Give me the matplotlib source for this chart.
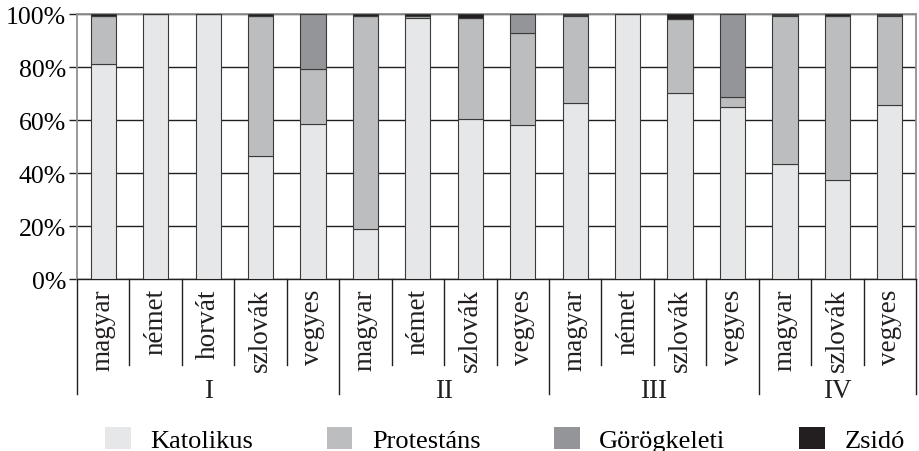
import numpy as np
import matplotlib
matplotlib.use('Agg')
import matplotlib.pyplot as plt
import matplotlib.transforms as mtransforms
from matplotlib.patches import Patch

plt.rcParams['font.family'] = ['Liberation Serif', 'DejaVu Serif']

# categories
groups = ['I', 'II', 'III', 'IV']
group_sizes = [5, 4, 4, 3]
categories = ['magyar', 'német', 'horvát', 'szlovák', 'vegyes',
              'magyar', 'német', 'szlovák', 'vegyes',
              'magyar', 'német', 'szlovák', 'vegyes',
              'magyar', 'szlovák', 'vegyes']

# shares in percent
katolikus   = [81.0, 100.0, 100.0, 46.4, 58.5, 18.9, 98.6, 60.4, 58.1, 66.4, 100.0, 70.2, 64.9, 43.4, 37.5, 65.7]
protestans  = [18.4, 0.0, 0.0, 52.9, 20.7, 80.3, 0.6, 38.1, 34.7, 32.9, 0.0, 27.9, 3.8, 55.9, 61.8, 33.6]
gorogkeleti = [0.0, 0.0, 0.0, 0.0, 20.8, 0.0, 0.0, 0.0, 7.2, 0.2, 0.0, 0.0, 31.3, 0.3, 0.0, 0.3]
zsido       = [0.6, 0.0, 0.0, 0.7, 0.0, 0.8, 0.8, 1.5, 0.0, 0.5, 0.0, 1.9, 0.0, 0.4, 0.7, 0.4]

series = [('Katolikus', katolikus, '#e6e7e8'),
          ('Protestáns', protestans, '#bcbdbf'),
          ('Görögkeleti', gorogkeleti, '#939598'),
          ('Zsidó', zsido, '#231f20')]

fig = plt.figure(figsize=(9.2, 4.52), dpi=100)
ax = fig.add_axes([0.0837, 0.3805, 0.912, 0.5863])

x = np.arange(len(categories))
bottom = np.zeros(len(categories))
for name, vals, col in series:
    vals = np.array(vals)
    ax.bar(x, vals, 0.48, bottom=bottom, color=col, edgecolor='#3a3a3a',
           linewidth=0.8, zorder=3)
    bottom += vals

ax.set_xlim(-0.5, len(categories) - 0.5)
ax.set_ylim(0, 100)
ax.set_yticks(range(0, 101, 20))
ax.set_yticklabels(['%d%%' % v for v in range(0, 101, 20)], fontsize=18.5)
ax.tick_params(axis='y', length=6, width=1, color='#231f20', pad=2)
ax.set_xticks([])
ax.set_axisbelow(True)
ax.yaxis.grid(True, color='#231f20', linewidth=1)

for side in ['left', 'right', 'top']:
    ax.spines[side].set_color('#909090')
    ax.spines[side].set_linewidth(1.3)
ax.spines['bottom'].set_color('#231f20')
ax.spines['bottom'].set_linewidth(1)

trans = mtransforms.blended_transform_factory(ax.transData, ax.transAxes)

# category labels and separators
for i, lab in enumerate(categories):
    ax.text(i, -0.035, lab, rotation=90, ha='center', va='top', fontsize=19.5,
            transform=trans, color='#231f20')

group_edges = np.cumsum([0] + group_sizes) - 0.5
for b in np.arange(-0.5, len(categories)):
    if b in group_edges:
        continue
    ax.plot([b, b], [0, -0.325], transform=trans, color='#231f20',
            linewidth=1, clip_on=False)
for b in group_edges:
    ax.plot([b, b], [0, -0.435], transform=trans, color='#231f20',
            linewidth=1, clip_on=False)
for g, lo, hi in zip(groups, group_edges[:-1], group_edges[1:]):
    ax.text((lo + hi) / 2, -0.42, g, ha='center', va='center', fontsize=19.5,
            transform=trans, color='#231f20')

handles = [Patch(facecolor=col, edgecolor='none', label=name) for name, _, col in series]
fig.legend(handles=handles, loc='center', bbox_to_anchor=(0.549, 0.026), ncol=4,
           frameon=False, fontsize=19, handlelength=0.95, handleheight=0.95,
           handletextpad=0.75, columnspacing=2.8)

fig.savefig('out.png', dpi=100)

# WHAT IS ASKED
Starting with the first line of the data above and ending with the line containing "ax = fig.add_axes([0.0837, 0.3805, 0.912, 0.5863])", please restate every line exactly, leaving images out.

# THE SOLUTION
Give me the matplotlib source for this chart.
import numpy as np
import matplotlib
matplotlib.use('Agg')
import matplotlib.pyplot as plt
import matplotlib.transforms as mtransforms
from matplotlib.patches import Patch

plt.rcParams['font.family'] = ['Liberation Serif', 'DejaVu Serif']

# categories
groups = ['I', 'II', 'III', 'IV']
group_sizes = [5, 4, 4, 3]
categories = ['magyar', 'német', 'horvát', 'szlovák', 'vegyes',
              'magyar', 'német', 'szlovák', 'vegyes',
              'magyar', 'német', 'szlovák', 'vegyes',
              'magyar', 'szlovák', 'vegyes']

# shares in percent
katolikus   = [81.0, 100.0, 100.0, 46.4, 58.5, 18.9, 98.6, 60.4, 58.1, 66.4, 100.0, 70.2, 64.9, 43.4, 37.5, 65.7]
protestans  = [18.4, 0.0, 0.0, 52.9, 20.7, 80.3, 0.6, 38.1, 34.7, 32.9, 0.0, 27.9, 3.8, 55.9, 61.8, 33.6]
gorogkeleti = [0.0, 0.0, 0.0, 0.0, 20.8, 0.0, 0.0, 0.0, 7.2, 0.2, 0.0, 0.0, 31.3, 0.3, 0.0, 0.3]
zsido       = [0.6, 0.0, 0.0, 0.7, 0.0, 0.8, 0.8, 1.5, 0.0, 0.5, 0.0, 1.9, 0.0, 0.4, 0.7, 0.4]

series = [('Katolikus', katolikus, '#e6e7e8'),
          ('Protestáns', protestans, '#bcbdbf'),
          ('Görögkeleti', gorogkeleti, '#939598'),
          ('Zsidó', zsido, '#231f20')]

fig = plt.figure(figsize=(9.2, 4.52), dpi=100)
ax = fig.add_axes([0.0837, 0.3805, 0.912, 0.5863])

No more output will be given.